Behavioral Health Investments

  • $14.33 million GFS ($24.41 million total) to enhance two reimbursement rates paid to 90- and 180-day involuntary civil commitment bed providers. The first is a rate enhancement of $500 per day for involuntary services for complex, difficult-to-place individuals with extensive needs.
  • $135 million GFS/total to support operations at Olympic Heritage Behavioral Health (formerly Cascade Hospital) and add 72 inpatient psychiatric beds for civil conversion patients currently at Western State Hospital.
  • $20 million GFS/total to fund the UW Behavioral Health Teaching Facility operation of 75 long-term behavioral health beds.
  • $1.65 million GFS ($1.9 million total) to increase support of youth stabilization teams in the state’s crisis system. Support is also included for rural crisis stabilization and withdrawal management facilities.

Workforce Investments

  • $12.8 million total for the creation of a family medicine graduate medical education directed payment program through the Family Medicine Residency Network to supplement family medicine provider graduate medical education.
  • $3.17 million GFS/total for project management teams to implement improvements to reduce the amount of time it takes to complete the health care licensing process.
  • $426,000 GFS/total to help recruit and train a health care professional workforce in rural and urban underserved areas.

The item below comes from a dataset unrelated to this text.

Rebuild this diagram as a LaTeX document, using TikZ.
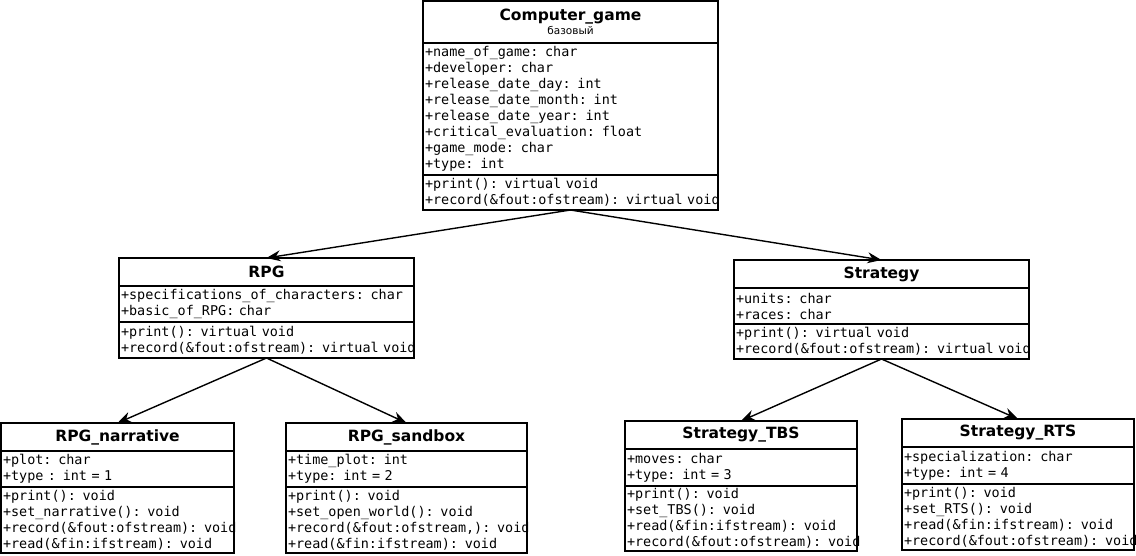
\documentclass[tikz,border=0pt]{standalone}
\usepackage{fontspec}
\setmainfont{DejaVu Sans}
\setmonofont[WordSpace={1,0,0}]{DejaVu Sans Mono}
\usetikzlibrary{arrows.meta,positioning}

\begin{document}
\begin{tikzpicture}[
		x=1pt, y=-1pt,
		classtitle/.style={draw, line width=1.4pt, outer sep=0pt, inner xsep=2pt, inner ysep=1pt, anchor=north west, align=center, font=\bfseries\fontsize{15.5}{17}\selectfont},
		classpart/.style={draw, line width=1.4pt, outer sep=0pt, inner xsep=2pt, inner ysep=1pt, align=left, font=\ttfamily\fontsize{13.45}{16}\selectfont},
		inherit/.style={-{Stealth[length=14pt,width=11pt]}, line width=1.4pt}
		]
	
		\useasboundingbox (0,0) rectangle (1136,556);
	
		% --- Computer_game ---
		\node[classtitle, text width=291pt, minimum height=42pt] (game) at (423,1) {Computer\_game\\[-3pt]{\mdseries\fontsize{10.5}{12}\selectfont базовый}};
		\node[classpart, text width=291pt, minimum height=132pt, below=0pt of game] (gameA) {+name\_of\_game: char\\+developer: char\\+release\_date\_day: int\\+release\_date\_month: int\\+release\_date\_year: int\\+critical\_evaluation: float\\+game\_mode: char\\+type: int};
		\node[classpart, text width=291pt, minimum height=35pt, below=0pt of gameA] (gameM) {+print(): virtual void\\\mbox{+record(\&fout:ofstream): virtual void}};
	
		% --- RPG ---
		\node[classtitle, text width=291pt, minimum height=28pt] (rpg) at (119,258) {RPG};
		\node[classpart, text width=291pt, minimum height=36pt, below=0pt of rpg] (rpgA) {\mbox{+specifications\_of\_characters: char}\\+basic\_of\_RPG: char};
		\node[classpart, text width=291pt, minimum height=36pt, below=0pt of rpgA] (rpgM) {+print(): virtual void\\\mbox{+record(\&fout:ofstream): virtual void}};
	
		% --- Strategy ---
		\node[classtitle, text width=291pt, minimum height=28pt] (strat) at (734,260) {Strategy};
		\node[classpart, text width=291pt, minimum height=36pt, below=0pt of strat] (stratA) {+units: char\\+races: char};
		\node[classpart, text width=291pt, minimum height=35pt, below=0pt of stratA] (stratM) {+print(): virtual void\\\mbox{+record(\&fout:ofstream): virtual void}};
	
		% --- RPG_narrative ---
		\node[classtitle, text width=229pt, minimum height=28pt] (narr) at (1,423) {RPG\_narrative};
		\node[classpart, text width=229pt, minimum height=36pt, below=0pt of narr] (narrA) {+plot: char\\+type : int = 1};
		\node[classpart, text width=229pt, minimum height=66pt, below=0pt of narrA] (narrM) {+print(): void\\+set\_narrative(): void\\\mbox{+record(\&fout:ofstream): void}\\+read(\&fin:ifstream): void};
	
		% --- RPG_sandbox ---
		\node[classtitle, text width=237pt, minimum height=28pt] (sand) at (286,423) {RPG\_sandbox};
		\node[classpart, text width=237pt, minimum height=36pt, below=0pt of sand] (sandA) {+time\_plot: int\\+type: int = 2};
		\node[classpart, text width=237pt, minimum height=66pt, below=0pt of sandA] (sandM) {+print(): void\\+set\_open\_world(): void\\\mbox{+record(\&fout:ofstream,): void}\\+read(\&fin:ifstream): void};
	
		% --- Strategy_TBS ---
		\node[classtitle, text width=228pt, minimum height=28pt] (tbs) at (625,421) {Strategy\_TBS};
		\node[classpart, text width=228pt, minimum height=37pt, below=0pt of tbs] (tbsA) {+moves: char\\+type: int = 3};
		\node[classpart, text width=228pt, minimum height=65pt, below=0pt of tbsA] (tbsM) {+print(): void\\+set\_TBS(): void\\+read(\&fin:ifstream): void\\\mbox{+record(\&fout:ofstream): void}};
	
		% --- Strategy_RTS ---
		\node[classtitle, text width=228pt, minimum height=28pt] (rts) at (902,419) {Strategy\_RTS};
		\node[classpart, text width=228pt, minimum height=37pt, below=0pt of rts] (rtsA) {+specialization: char\\+type: int = 4};
		\node[classpart, text width=228pt, minimum height=66pt, below=0pt of rtsA] (rtsM) {+print(): void\\+set\_RTS(): void\\+read(\&fin:ifstream): void\\\mbox{+record(\&fout:ofstream): void}};
	
		% --- inheritance ---
		\draw[inherit] (gameM.south) -- (rpg.north);
		\draw[inherit] (gameM.south) -- (strat.north);
		\draw[inherit] (rpgM.south) -- (narr.north);
		\draw[inherit] (rpgM.south) -- (sand.north);
		\draw[inherit] (stratM.south) -- (tbs.north);
		\draw[inherit] (stratM.south) -- (rts.north);
	
	\end{tikzpicture}
\end{document}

Other Health Care Investments

  • $71.04 million GFS/total for non-citizen Apple Health (Medicaid look-alike) coverage expansion beginning July 1, 2024. This is estimated to cover up to 15,000 of the over 100,000 eligible adults.
  • $2.4 million GFS ($5.3 million total) to align eligibility requirements for pregnant people and children at 210% of the federal poverty level, update maternity support services and create a post-delivery transitional care program for people with substance use disorder.